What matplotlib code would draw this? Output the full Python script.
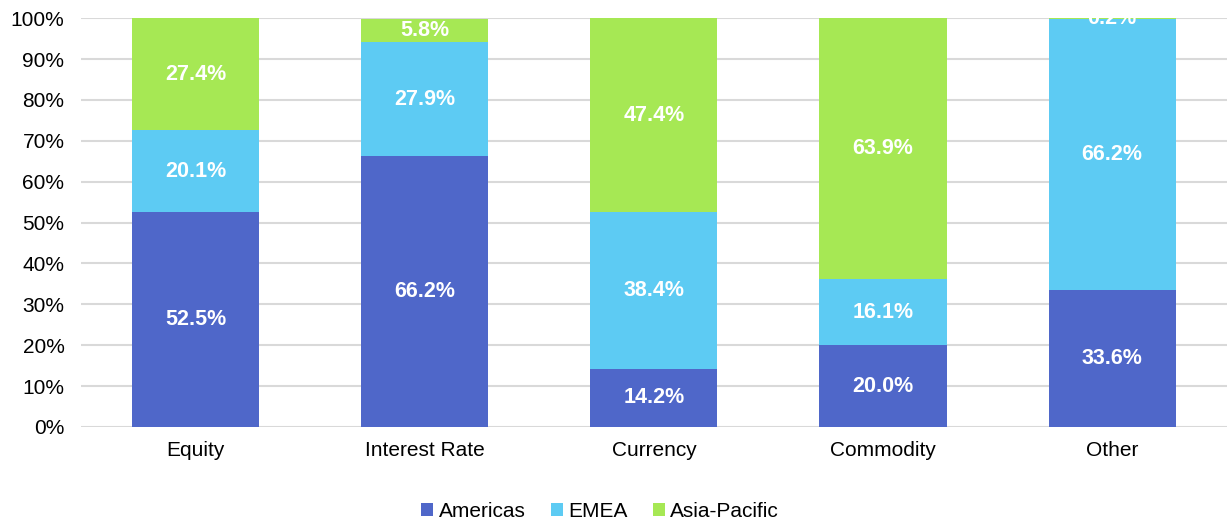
import numpy as np
import matplotlib.pyplot as plt
from matplotlib.ticker import PercentFormatter

plt.rcParams['font.family'] = ['Liberation Sans', 'DejaVu Sans']

categories = ['Equity', 'Interest Rate', 'Currency', 'Commodity', 'Other']
regions = ['Americas', 'EMEA', 'Asia-Pacific']
americas = [52.5, 66.2, 14.2, 20.0, 33.6]
emea = [20.1, 27.9, 38.4, 16.1, 66.2]
asia_pacific = [27.4, 5.8, 47.4, 63.9, 0.2]
colors = ['#4F67C9', '#5DCBF3', '#A6E854']

fig = plt.figure(figsize=(12.28, 5.2), dpi=100)
ax = fig.add_axes([0.066, 0.179, 0.933, 0.786])

x = np.arange(len(categories))
bottom = np.zeros(len(categories))
for name, vals, col in zip(regions, [americas, emea, asia_pacific], colors):
    vals = np.array(vals)
    ax.bar(x, vals, 0.555, bottom=bottom, color=col, label=name, zorder=2)
    for xi, b, v in zip(x, bottom, vals):
        ax.text(xi, b + v / 2, f'{v:.1f}%', ha='center', va='center',
                color='white', fontsize=15.5, fontweight='bold', zorder=3,
                clip_on=True)
    bottom += vals

ax.set_xlim(-0.5, len(categories) - 0.5)
ax.set_ylim(0, 100)
ax.set_yticks(np.arange(0, 101, 10))
ax.yaxis.set_major_formatter(PercentFormatter(decimals=0))
ax.set_xticks(x)
ax.set_xticklabels(categories)
ax.tick_params(axis='both', length=0, labelsize=15, colors='black')
ax.tick_params(axis='x', pad=10)
ax.tick_params(axis='y', pad=12)
ax.grid(axis='y', color='#D9D9D9', linewidth=1.5, zorder=0)
for s in ax.spines.values():
    s.set_visible(False)

ax.legend(loc='upper center', bbox_to_anchor=(0.453, -0.147), ncol=3,
          frameon=False, fontsize=15, handlelength=0.6, handleheight=0.6,
          handletextpad=0.25, columnspacing=1.2, borderpad=0.2)

fig.savefig('out.png', dpi=100)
——
Repeat all the data as it stands, dropping any images it holds.

What matplotlib code would draw this? Output the full Python script.
import numpy as np
import matplotlib.pyplot as plt
from matplotlib.ticker import PercentFormatter

plt.rcParams['font.family'] = ['Liberation Sans', 'DejaVu Sans']

categories = ['Equity', 'Interest Rate', 'Currency', 'Commodity', 'Other']
regions = ['Americas', 'EMEA', 'Asia-Pacific']
americas = [52.5, 66.2, 14.2, 20.0, 33.6]
emea = [20.1, 27.9, 38.4, 16.1, 66.2]
asia_pacific = [27.4, 5.8, 47.4, 63.9, 0.2]
colors = ['#4F67C9', '#5DCBF3', '#A6E854']

fig = plt.figure(figsize=(12.28, 5.2), dpi=100)
ax = fig.add_axes([0.066, 0.179, 0.933, 0.786])

x = np.arange(len(categories))
bottom = np.zeros(len(categories))
for name, vals, col in zip(regions, [americas, emea, asia_pacific], colors):
    vals = np.array(vals)
    ax.bar(x, vals, 0.555, bottom=bottom, color=col, label=name, zorder=2)
    for xi, b, v in zip(x, bottom, vals):
        ax.text(xi, b + v / 2, f'{v:.1f}%', ha='center', va='center',
                color='white', fontsize=15.5, fontweight='bold', zorder=3,
                clip_on=True)
    bottom += vals

ax.set_xlim(-0.5, len(categories) - 0.5)
ax.set_ylim(0, 100)
ax.set_yticks(np.arange(0, 101, 10))
ax.yaxis.set_major_formatter(PercentFormatter(decimals=0))
ax.set_xticks(x)
ax.set_xticklabels(categories)
ax.tick_params(axis='both', length=0, labelsize=15, colors='black')
ax.tick_params(axis='x', pad=10)
ax.tick_params(axis='y', pad=12)
ax.grid(axis='y', color='#D9D9D9', linewidth=1.5, zorder=0)
for s in ax.spines.values():
    s.set_visible(False)

ax.legend(loc='upper center', bbox_to_anchor=(0.453, -0.147), ncol=3,
          frameon=False, fontsize=15, handlelength=0.6, handleheight=0.6,
          handletextpad=0.25, columnspacing=1.2, borderpad=0.2)

fig.savefig('out.png', dpi=100)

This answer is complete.